As we roll out onto the other side of this weekends full blue moon, here on the east coast we are being drizzled with April snow and showers. I thought I was still dreaming when I looked out the window Monday and saw giant gregarious flakes falling. Beautiful and playful, I hid my annoyance! And then my computer, my support team, my top assistant after seven years of loyal service decided to quit. I saw the signs and knew it was inevitable, but made the choice to pretend that nothing was wrong!
What do we do when our inner expectations are not in alignment with our outer landscape? This is when our yoga practice becomes most relevant in a significant way. This is when we are offered the opportunity to practice being present. To respond with curiosity rather than reacting with habit. To pause and step into what is, not what we want to be. To really be fully in our bodies and explore what is happening internally and how it feels. To breathe and make space for our whole self and our whole experience.
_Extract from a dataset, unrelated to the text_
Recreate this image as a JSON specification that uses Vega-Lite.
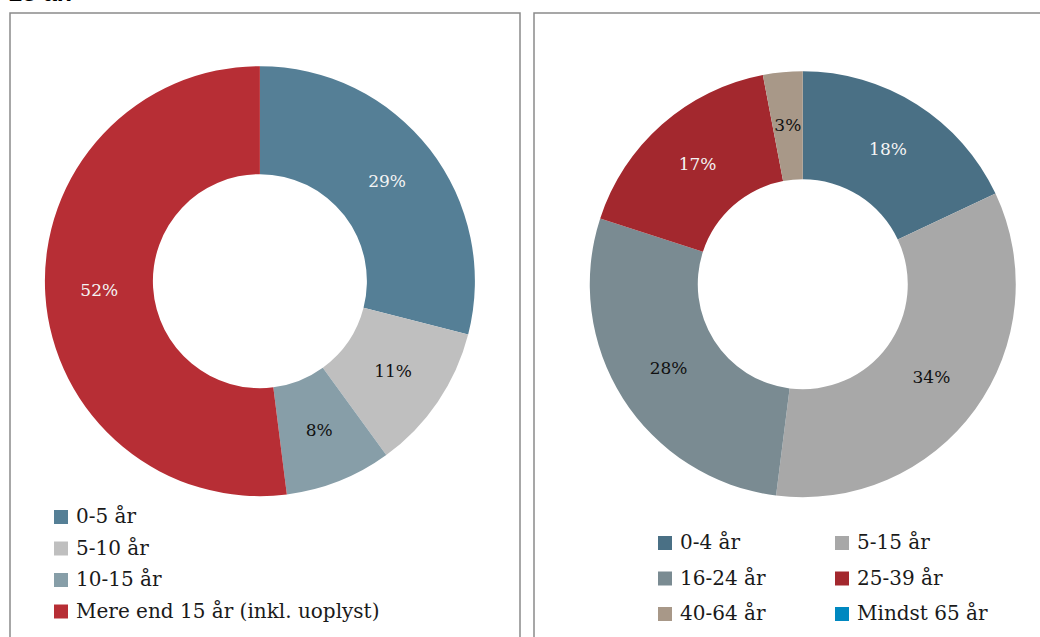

This week is a perfect time to realign, rebalance and are be reminded to connect with a sense of equanimity. Equanimity can be defined as having an even tempered mind and a calm composure. As you observe your outer landscape fluctuate, fickle and provocative – welcome your conscious mind to your body and land. Ground your feet. Take a slow even inhale followed by an equally slow even exhale.
As Pema Chodron defines in The Places That Scare You – “The traditional image of equanimity is a banquet to which everyone is invited. That means that everyone and everything with out exception is on the guest list.“ Just imagine who would come to that party! We are asked to welcome all experiences without bias. But, we are human – we have opinions, attractions and aversions. The challenge becomes the practice. We can practice with smaller things that get in our way at first – we wake up and see that we are out of almond milk for our coffee, a meeting has been rescheduled and we can’t make it to our favorite yoga class, or a stranger cuts us off while we are driving to work. Then we move on to bigger things – the boss that is patronizing and disrespectful, the person on the news who seems so intelligent but begins to speak and releases a string of words that express an idea that we just can’t comprehend and we feel our edges tighten, or the feeling of separation we feel when we have a strong disagreement with someone we love. ‘When we have a feeling of spaciousness and ease that is not caught up in our preference or prejudice, this is equanimity.”
Equanimity is a relevant quality to cultivate because it brings us into a space where we will sit with our shared humanity. We will watch ourself contract with engaged resistance, and then maybe, one breath at a time, we will mange to expand, and soften. We will release our tension and breathe into a space that has no borders, no boundaries, no limits. This is to arrive with freedom.